Alternative Investment Risks
We often come across a new client periodically who has been invested primarily in alternative investments at their prior advisory firm. Through research, we find many of these holdings can not be transferred, sold, nor is there a current market for them in terms of- calculating a current fair value. Needless to say, this is usually un-settling to clients, since there is usually little understanding or education on these investments prior to the sale of them. Typically, a spouse had invested the portfolio some years ago and had recently and/or unexpectedly passed away leaving the existing accounts to them to handle. In many cases, there are dozens of holdings in these alternative investments, mostly illiquid, unable to sell or transfer.
Many investors do not consider the risks of illiquidity, lack of portability and/or high costs when turning to alternatives. It’s important to understand the trade-offs and the process of liquidation. Often pre-retirees and retirees begin to invest more conservatively as they age. As earning power diminishes and the need for more income increases, it makes sense to scale back on riskier investments. Traditional investment management, i.e. equity and bond mutual funds, that are managed under the direction of a long-term financial plan can provide liquidity, diversification and transferability.
Here are a few thoughts to consider before choosing alternatives as investments.
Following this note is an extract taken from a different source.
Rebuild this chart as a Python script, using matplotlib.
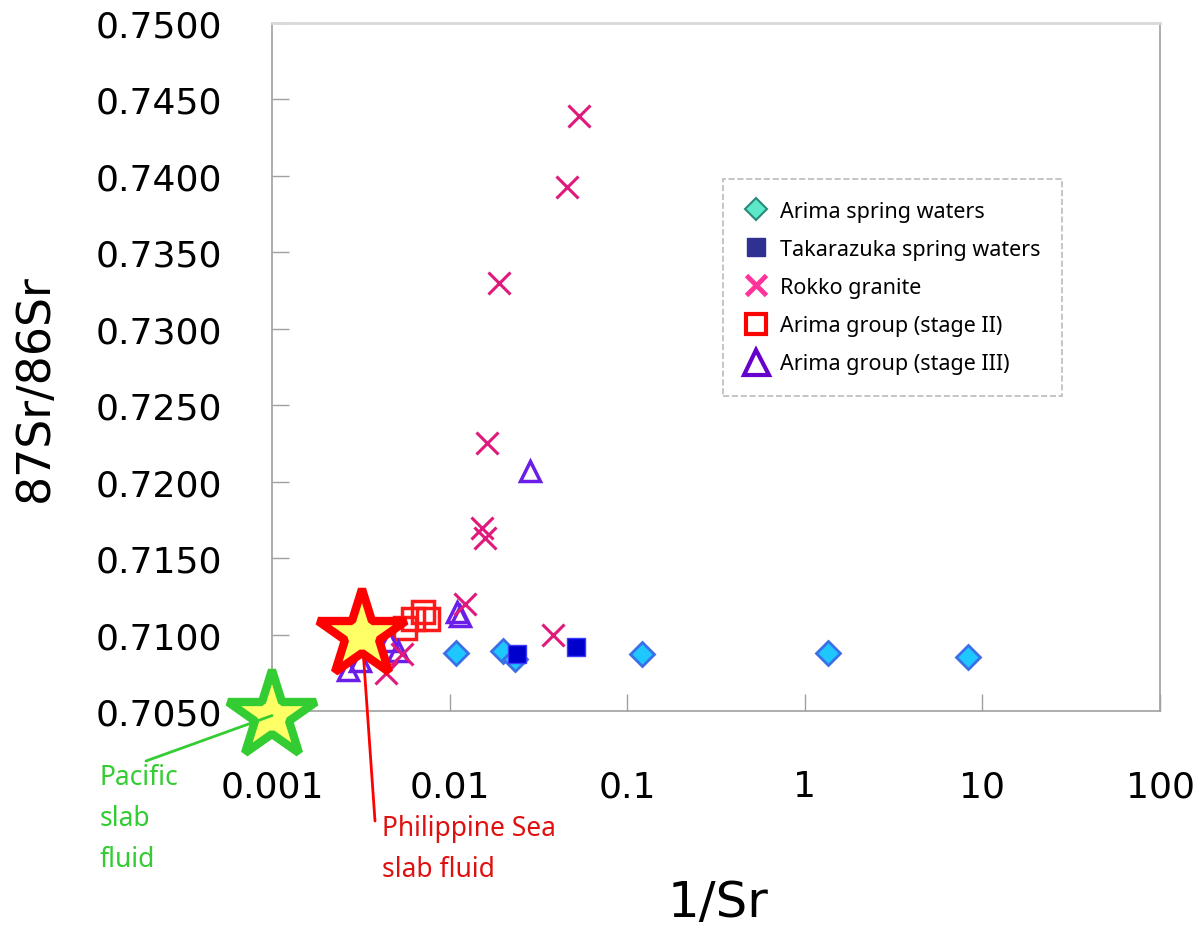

An alternative asset investment is one that is not normally in a conventional portfolio of stocks, bonds, and cash. Investments such as gold and silver bullion, hedge funds, venture capital investments, and collectibles such as art, antiques, fine wines, stamps, coins, etc., would be considered alternative investments.
Advantages of Alternative Investments
Investing in alternative investments offers the potential for large returns to those who have the knowledge and expertise to understand what they are holding and can handle the risk. Along with higher risk comes higher potential gains. Also, owning non-correlated assets in a portfolio can lower overall portfolio risk and provide the opportunity for greater returns.
Disadvantages of Alternative Investments
Investing in alternative investments requires a high level of knowledge and expertise on the part of the investor. Many of these investments are illiquid. This may make it hard to find buyers and sellers, hard to determine the current value, and may require extraordinary fees and commissions to handle, store, or market. Also, keep in mind, alternative investments are subject to higher level of investment fraud, scams, and schemes than most conventional investments. This requires a higher level of scrutiny and due diligence by the investor. Another factor to consider is investors have found that in periods of financial turmoil many alternative investments may be more volatile and have a higher correlation to traditional investments (such as stocks) than they anticipated. This negates one of their perceived advantages.